As for where it starts, one might take a look at it, but I would personally think, who knows, because it's put into the one whole by the redaction(s?) and one would have to try to find out by some signs, or actually, conclude where it
theoretically might have started. Fortunately that's not our task at the moment anyway. At least not mine.
Quote:
And I'm just a little bit intrigued by the fact that, of all the historical contexts and interpretations offerred of Babel on Wikipedia, only an apocryphal one, from the pseudepigrapha, The Third Apocalypse of Baruch, actually mentions women by word, with a rather stark story about the cruelty of the Tower's instigators: Wiki on Babel.
|
That's, I would say, an usual way it goes for the apocrypha. With the later age when they were written, one of the things they do is that they "fill in" these things which a reader would usually think about when using some logical conclusion, finding out that it seems the tale misses something. Like for example that women are not mentioned there.
On topic for a change:
Mac, I'd agree with some of the things you say, mainly I really am not sure, as you say, whether to see Eru's action as aimed against Númenor primarily. If anything, I would say it was like "All right Manwë, if you ask, I will take Valinor out, and just by the way it will destroy Númenor, how lucky it happens to be so close to the great rift, two flies by one hit, at least." But that's going too far in one direction and I think that won't still be the proper answer for the question.
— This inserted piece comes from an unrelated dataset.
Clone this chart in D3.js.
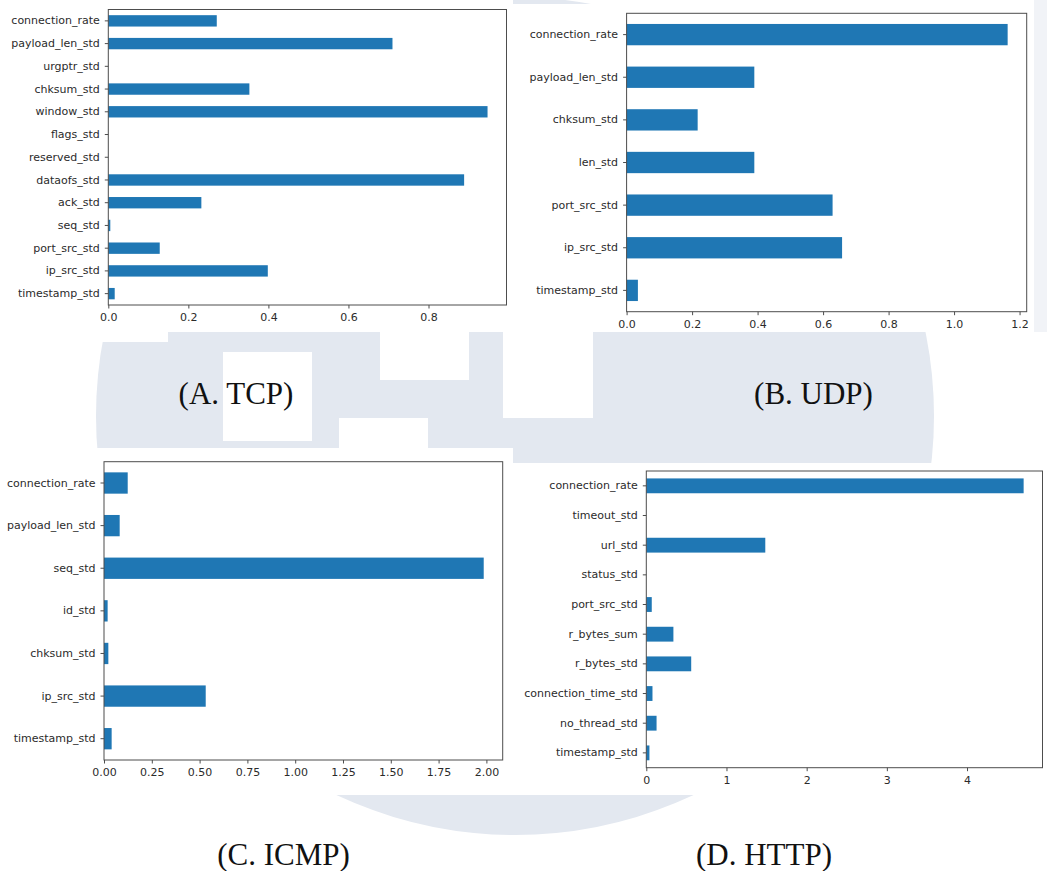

In any case, on the other hand, even the "I will rip the world apart and look, as collateral damage it destroyed Númenor" explanation does not seem satisfactory, as Eru would surely know so we cannot label it as "accident" and the story even makes one think that it was not a mere "accident", right? Now I am a little exaggerating of course, but in any case we cannot avoid the question "so why did Eru do this?" and cannot just say "it just happened to be that way". Or so I would think.